◆ Work instructions ◆
Only the pictures are omitted; repeat all other data exactly.

==================================================

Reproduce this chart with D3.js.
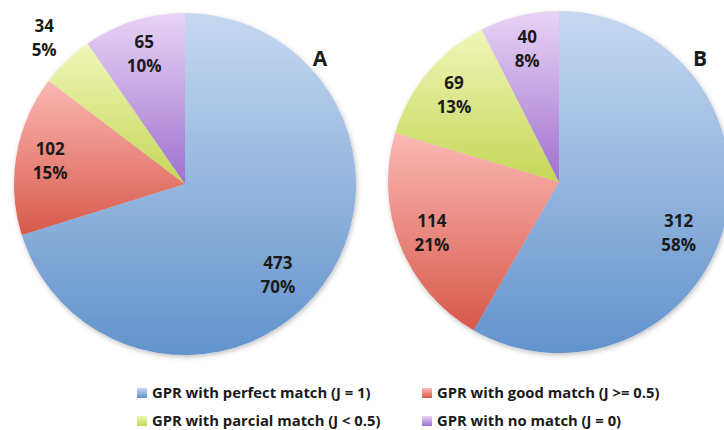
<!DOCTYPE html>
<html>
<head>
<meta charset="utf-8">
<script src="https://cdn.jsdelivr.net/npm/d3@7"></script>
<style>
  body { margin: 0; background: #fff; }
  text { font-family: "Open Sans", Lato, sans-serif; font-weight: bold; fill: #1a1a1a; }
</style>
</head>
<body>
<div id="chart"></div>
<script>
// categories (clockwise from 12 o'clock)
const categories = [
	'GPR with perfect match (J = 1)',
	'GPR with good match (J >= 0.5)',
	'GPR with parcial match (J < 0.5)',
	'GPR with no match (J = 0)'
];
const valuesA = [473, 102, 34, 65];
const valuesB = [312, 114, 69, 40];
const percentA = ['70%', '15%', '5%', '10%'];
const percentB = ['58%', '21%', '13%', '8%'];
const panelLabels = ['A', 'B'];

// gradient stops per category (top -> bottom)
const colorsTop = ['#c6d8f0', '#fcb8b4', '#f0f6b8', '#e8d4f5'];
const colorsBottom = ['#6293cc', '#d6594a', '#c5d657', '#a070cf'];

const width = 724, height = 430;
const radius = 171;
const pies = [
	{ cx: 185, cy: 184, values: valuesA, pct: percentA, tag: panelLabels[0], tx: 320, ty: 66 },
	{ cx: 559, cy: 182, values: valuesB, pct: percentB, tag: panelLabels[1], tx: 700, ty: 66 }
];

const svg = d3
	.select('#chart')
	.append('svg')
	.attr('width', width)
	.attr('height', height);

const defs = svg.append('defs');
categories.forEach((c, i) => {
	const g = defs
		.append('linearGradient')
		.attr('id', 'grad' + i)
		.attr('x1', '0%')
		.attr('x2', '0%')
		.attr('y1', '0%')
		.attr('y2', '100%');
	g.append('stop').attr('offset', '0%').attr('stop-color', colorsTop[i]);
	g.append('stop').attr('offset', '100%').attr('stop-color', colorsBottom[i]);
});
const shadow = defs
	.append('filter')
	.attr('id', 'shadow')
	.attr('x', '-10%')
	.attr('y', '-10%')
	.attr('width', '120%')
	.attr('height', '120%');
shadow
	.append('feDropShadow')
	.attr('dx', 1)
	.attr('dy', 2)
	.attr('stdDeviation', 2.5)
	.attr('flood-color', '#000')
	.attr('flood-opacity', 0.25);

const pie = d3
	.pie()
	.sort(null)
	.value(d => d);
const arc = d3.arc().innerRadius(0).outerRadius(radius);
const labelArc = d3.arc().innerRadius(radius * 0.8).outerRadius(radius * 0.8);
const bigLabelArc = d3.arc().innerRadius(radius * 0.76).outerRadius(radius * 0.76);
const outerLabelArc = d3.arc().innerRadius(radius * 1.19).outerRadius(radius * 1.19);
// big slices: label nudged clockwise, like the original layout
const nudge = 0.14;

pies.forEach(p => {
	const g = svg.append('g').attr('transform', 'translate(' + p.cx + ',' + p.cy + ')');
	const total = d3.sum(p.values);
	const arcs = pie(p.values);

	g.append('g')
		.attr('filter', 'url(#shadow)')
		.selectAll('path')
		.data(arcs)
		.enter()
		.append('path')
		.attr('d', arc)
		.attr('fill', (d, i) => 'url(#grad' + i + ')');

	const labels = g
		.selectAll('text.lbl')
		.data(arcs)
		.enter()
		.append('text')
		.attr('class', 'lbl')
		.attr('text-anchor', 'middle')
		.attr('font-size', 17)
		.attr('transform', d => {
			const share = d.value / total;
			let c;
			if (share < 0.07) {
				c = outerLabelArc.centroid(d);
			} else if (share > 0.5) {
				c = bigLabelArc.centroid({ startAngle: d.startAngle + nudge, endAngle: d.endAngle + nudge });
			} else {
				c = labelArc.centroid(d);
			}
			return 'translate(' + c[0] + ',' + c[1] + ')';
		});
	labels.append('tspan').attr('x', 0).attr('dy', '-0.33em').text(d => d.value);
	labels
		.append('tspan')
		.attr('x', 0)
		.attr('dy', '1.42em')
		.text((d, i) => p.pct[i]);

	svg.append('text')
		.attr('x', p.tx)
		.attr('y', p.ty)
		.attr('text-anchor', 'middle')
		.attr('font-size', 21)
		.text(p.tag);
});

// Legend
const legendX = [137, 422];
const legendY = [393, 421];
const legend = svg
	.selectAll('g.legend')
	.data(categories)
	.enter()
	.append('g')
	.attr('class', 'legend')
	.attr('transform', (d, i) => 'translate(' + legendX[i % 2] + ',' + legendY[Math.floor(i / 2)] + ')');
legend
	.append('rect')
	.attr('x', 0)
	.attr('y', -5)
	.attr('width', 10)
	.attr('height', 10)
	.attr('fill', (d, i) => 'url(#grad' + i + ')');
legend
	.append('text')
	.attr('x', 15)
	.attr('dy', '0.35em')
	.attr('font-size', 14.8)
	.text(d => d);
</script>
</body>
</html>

==================================================

◆ Full response ◆
Reproduce this chart with D3.js.
<!DOCTYPE html>
<html>
<head>
<meta charset="utf-8">
<script src="https://cdn.jsdelivr.net/npm/d3@7"></script>
<style>
  body { margin: 0; background: #fff; }
  text { font-family: "Open Sans", Lato, sans-serif; font-weight: bold; fill: #1a1a1a; }
</style>
</head>
<body>
<div id="chart"></div>
<script>
// categories (clockwise from 12 o'clock)
const categories = [
	'GPR with perfect match (J = 1)',
	'GPR with good match (J >= 0.5)',
	'GPR with parcial match (J < 0.5)',
	'GPR with no match (J = 0)'
];
const valuesA = [473, 102, 34, 65];
const valuesB = [312, 114, 69, 40];
const percentA = ['70%', '15%', '5%', '10%'];
const percentB = ['58%', '21%', '13%', '8%'];
const panelLabels = ['A', 'B'];

// gradient stops per category (top -> bottom)
const colorsTop = ['#c6d8f0', '#fcb8b4', '#f0f6b8', '#e8d4f5'];
const colorsBottom = ['#6293cc', '#d6594a', '#c5d657', '#a070cf'];

const width = 724, height = 430;
const radius = 171;
const pies = [
	{ cx: 185, cy: 184, values: valuesA, pct: percentA, tag: panelLabels[0], tx: 320, ty: 66 },
	{ cx: 559, cy: 182, values: valuesB, pct: percentB, tag: panelLabels[1], tx: 700, ty: 66 }
];

const svg = d3
	.select('#chart')
	.append('svg')
	.attr('width', width)
	.attr('height', height);

const defs = svg.append('defs');
categories.forEach((c, i) => {
	const g = defs
		.append('linearGradient')
		.attr('id', 'grad' + i)
		.attr('x1', '0%')
		.attr('x2', '0%')
		.attr('y1', '0%')
		.attr('y2', '100%');
	g.append('stop').attr('offset', '0%').attr('stop-color', colorsTop[i]);
	g.append('stop').attr('offset', '100%').attr('stop-color', colorsBottom[i]);
});
const shadow = defs
	.append('filter')
	.attr('id', 'shadow')
	.attr('x', '-10%')
	.attr('y', '-10%')
	.attr('width', '120%')
	.attr('height', '120%');
shadow
	.append('feDropShadow')
	.attr('dx', 1)
	.attr('dy', 2)
	.attr('stdDeviation', 2.5)
	.attr('flood-color', '#000')
	.attr('flood-opacity', 0.25);

const pie = d3
	.pie()
	.sort(null)
	.value(d => d);
const arc = d3.arc().innerRadius(0).outerRadius(radius);
const labelArc = d3.arc().innerRadius(radius * 0.8).outerRadius(radius * 0.8);
const bigLabelArc = d3.arc().innerRadius(radius * 0.76).outerRadius(radius * 0.76);
const outerLabelArc = d3.arc().innerRadius(radius * 1.19).outerRadius(radius * 1.19);
// big slices: label nudged clockwise, like the original layout
const nudge = 0.14;

pies.forEach(p => {
	const g = svg.append('g').attr('transform', 'translate(' + p.cx + ',' + p.cy + ')');
	const total = d3.sum(p.values);
	const arcs = pie(p.values);

	g.append('g')
		.attr('filter', 'url(#shadow)')
		.selectAll('path')
		.data(arcs)
		.enter()
		.append('path')
		.attr('d', arc)
		.attr('fill', (d, i) => 'url(#grad' + i + ')');

	const labels = g
		.selectAll('text.lbl')
		.data(arcs)
		.enter()
		.append('text')
		.attr('class', 'lbl')
		.attr('text-anchor', 'middle')
		.attr('font-size', 17)
		.attr('transform', d => {
			const share = d.value / total;
			let c;
			if (share < 0.07) {
				c = outerLabelArc.centroid(d);
			} else if (share > 0.5) {
				c = bigLabelArc.centroid({ startAngle: d.startAngle + nudge, endAngle: d.endAngle + nudge });
			} else {
				c = labelArc.centroid(d);
			}
			return 'translate(' + c[0] + ',' + c[1] + ')';
		});
	labels.append('tspan').attr('x', 0).attr('dy', '-0.33em').text(d => d.value);
	labels
		.append('tspan')
		.attr('x', 0)
		.attr('dy', '1.42em')
		.text((d, i) => p.pct[i]);

	svg.append('text')
		.attr('x', p.tx)
		.attr('y', p.ty)
		.attr('text-anchor', 'middle')
		.attr('font-size', 21)
		.text(p.tag);
});

// Legend
const legendX = [137, 422];
const legendY = [393, 421];
const legend = svg
	.selectAll('g.legend')
	.data(categories)
	.enter()
	.append('g')
	.attr('class', 'legend')
	.attr('transform', (d, i) => 'translate(' + legendX[i % 2] + ',' + legendY[Math.floor(i / 2)] + ')');
legend
	.append('rect')
	.attr('x', 0)
	.attr('y', -5)
	.attr('width', 10)
	.attr('height', 10)
	.attr('fill', (d, i) => 'url(#grad' + i + ')');
legend
	.append('text')
	.attr('x', 15)
	.attr('dy', '0.35em')
	.attr('font-size', 14.8)
	.text(d => d);
</script>
</body>
</html>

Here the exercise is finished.